An infant nail clipper is not necessary. You can just bite 'em off until you're comfortable using grownup clippers, and you can be much more precise and gentle with your teeth than with a fiddly little tool.

If Sprout uses a pacifier, you might want a night time pacifier retention device. We made our own by securely sewing one of these pacifiers to the hand of one of these bunnies.

Cotton flannel wipes. When I thought we were going to do cloth diapers, we got a supply of these. We ending up going with disposable diapers, but those wipes have been great for spit ups, highchair wipe downs, hand wipes, face wipes, nose blows, etc. They're sturdy, soft, washable, and plentiful. We probably put a dozen in every load of hot white laundry we do. So 12 or 18 wipes should do it, if you want to always be able to grab one.

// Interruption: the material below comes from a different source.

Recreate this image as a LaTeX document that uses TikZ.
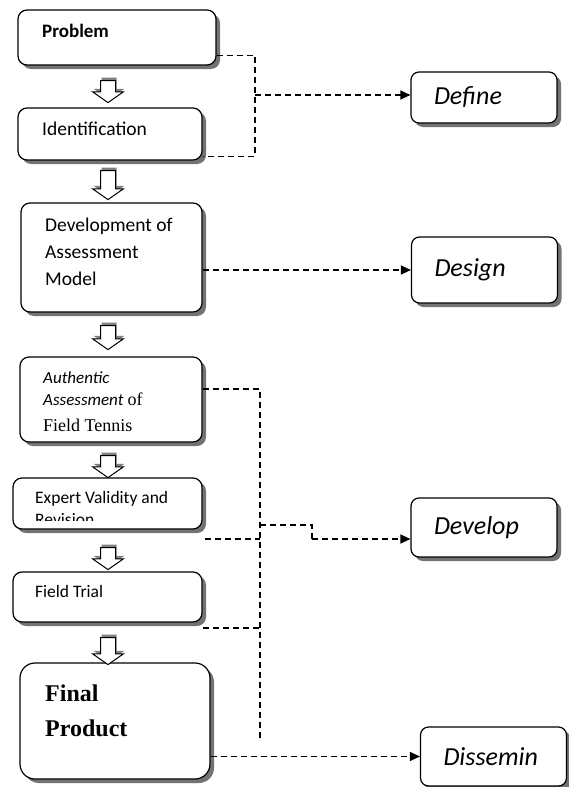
\documentclass[tikz,border=0pt]{standalone}
\usepackage{fontspec}
\setmainfont{Liberation Serif}
\setsansfont{Carlito}
\usetikzlibrary{arrows.meta,shadows,shapes.arrows}

\tikzset{
  stepbox/.style={draw, fill=white, line width=1.2pt, rounded corners=9pt,
    drop shadow={shadow xshift=4pt, shadow yshift=-4pt, fill=black!55, opacity=1}},
  phasebox/.style={stepbox, rounded corners=8pt, align=left, text width=100pt, inner xsep=23pt,
    font=\sffamily\itshape\fontsize{26}{30}\selectfont},
  steptext/.style={anchor=base west, inner sep=0pt, align=left},
  downarrow/.style={single arrow, draw, fill=white, line width=1pt, rotate=-90,
    inner xsep=0pt, inner ysep=7pt, single arrow head extend=8pt, single arrow tip angle=110,
    drop shadow={shadow xshift=1pt, shadow yshift=3pt, fill=black!50, opacity=1}},
  dline/.style={line width=1.3pt, dash pattern=on 6pt off 4pt},
  tip/.style={-{Triangle[length=10pt,width=9pt]}}
}

\begin{document}
\begin{tikzpicture}[x=1pt,y=-1pt]
\useasboundingbox (0,0) rectangle (569,787);

% left column
\node[stepbox, minimum width=198pt, minimum height=55pt] (problem) at (117,37.5) {};
\node[stepbox, minimum width=184pt, minimum height=52pt] (ident) at (110,134) {};
\node[stepbox, minimum width=181pt, minimum height=109pt] (dev) at (111.5,257.5) {};
\node[stepbox, minimum width=182pt, minimum height=85pt] (auth) at (111,399.5) {};
\node[stepbox, minimum width=189pt, minimum height=51pt] (expert) at (107.5,503.5) {};
\node[stepbox, minimum width=189pt, minimum height=50pt] (field) at (107.5,597) {};
\node[stepbox, rounded corners=15pt, minimum width=190pt, minimum height=116pt] (final) at (115,721) {};

% texts (base anchor = last line)
\node[steptext, font=\sffamily\bfseries\fontsize{19}{22}\selectfont] (problem-txt) at (42,37) {Problem};
\node[steptext, font=\sffamily\fontsize{19.5}{22}\selectfont] (ident-txt) at (42,135) {Identification};
\node[steptext, font=\sffamily\fontsize{19.5}{27}\selectfont] (dev-txt) at (45,285) {Development of\\Assessment\\Model};
\node[steptext, font=\fontsize{17}{22}\selectfont] (auth-txt) at (43,431)
  {{\sffamily\itshape Authentic}\\{\sffamily\itshape Assessment}\ {\fontsize{18}{22}\selectfont of}\\[4pt]{\fontsize{18}{22}\selectfont Field Tennis}};
\begin{scope}
  \clip (expert.north west) rectangle ([yshift=9pt]expert.south east);
  \node[steptext, font=\sffamily\fontsize{17.5}{22}\selectfont] (expert-txt) at (35,525) {Expert Validity and\\Revision};
\end{scope}
\node[steptext, font=\sffamily\fontsize{17.5}{22}\selectfont] (field-txt) at (35,597) {Field Trial};
\node[steptext, font=\bfseries\fontsize{24}{35}\selectfont] (final-txt) at (45,736) {Final\\Product};

% hollow arrows between the steps
\foreach \ya/\len [count=\i] in {89/22, 182.5/29, 335/24, 464/22, 556/22, 648.5/27}
  \node[downarrow, minimum height=\len pt] (a\i) at (108,\ya) {};

% right column
\node[phasebox, minimum height=51pt] (define) at (484,97.5) {Define};
\node[phasebox, minimum height=66pt] (design) at (484.5,270) {Design};
\node[phasebox, minimum height=59pt] (develop) at (484,527.5) {Develop};
\node[phasebox, minimum height=59pt] (dissemin) at (493.5,756.5) {Dissemin};

% dashed links
\coordinate (j1) at (255,95);
\coordinate (t-top) at (260,389);
\coordinate (t-bot) at (260,738);
\coordinate (t-dev) at (260,525);
\coordinate (kink) at (312,525);
\coordinate (e-out) at (205,539);
\coordinate (f-out) at (203,628);
\coordinate (dev-in) at ([yshift=-11.5pt]develop.west);

\draw[dline] ([yshift=10pt]problem.south east) -| (j1) |- ([yshift=4pt]ident.south east);
\draw[dline, tip] (j1) -- (define.west |- j1);
\draw[dline, tip] (design.west -| dev.east) -- (design.west);
\draw[dline] (auth.east |- t-top) -- (t-top) -- (t-bot);
\draw[dline] (e-out) -- (e-out -| t-top);
\draw[dline] (f-out) -- (f-out -| t-top);
\draw[dline] (t-dev) -- (kink) -- (kink |- dev-in);
\draw[dline, tip] (kink |- dev-in) -- (dev-in);
\draw[dline, tip] (dissemin.west -| final.east) -- (dissemin.west);
\end{tikzpicture}
\end{document}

See Kai Run shoes. These are expensive, but awesome. Cheap kids shoes are a terrible thing: stiff, slippery, crappy, pinchy, bad (one exception: we found some comfy Ugg-style winter boots at Target). Scrimp on the baby clothes, where there are lots of great ways and places to save. But go for the good stuff with shoes. My advice is to let the grandparents and aunts and uncles know that shoes are an excellent gift and here's the size we need right now. These shoes were Cleo's first. Sigh.

A white noise machine. We only started using this later, maybe around a year or eighteen months, but it really helped Cleo keep sleeping once she was asleep.

The Green Light! Again, a bigger-kid item, but it has saved us from the horror of waking up every morning at 4:15. You set the clock so it lights up at the appointed wake-up time, and explain the the little dear that morning does not begin until that light comes on. Before that, it's time for sleeping.

Sippy cups. These are for older kids, obviously, but learn from us: pick one kind of inexpensive and widely available cup, and stick to that. Otherwise, you'll have an avalanche of mismatched plastic and silicon parts threatening to engulf your kitchen and you can never find the right damn part when you need it. Most are BPA-free now, and if you don't put them in the dishwasher and you replace them when they start to look worn, I think the health risks of plastic are pretty well minimized. We like the kind linked above since they don't leak, and they only have three parts, unlike some that have up to seven parts per cup.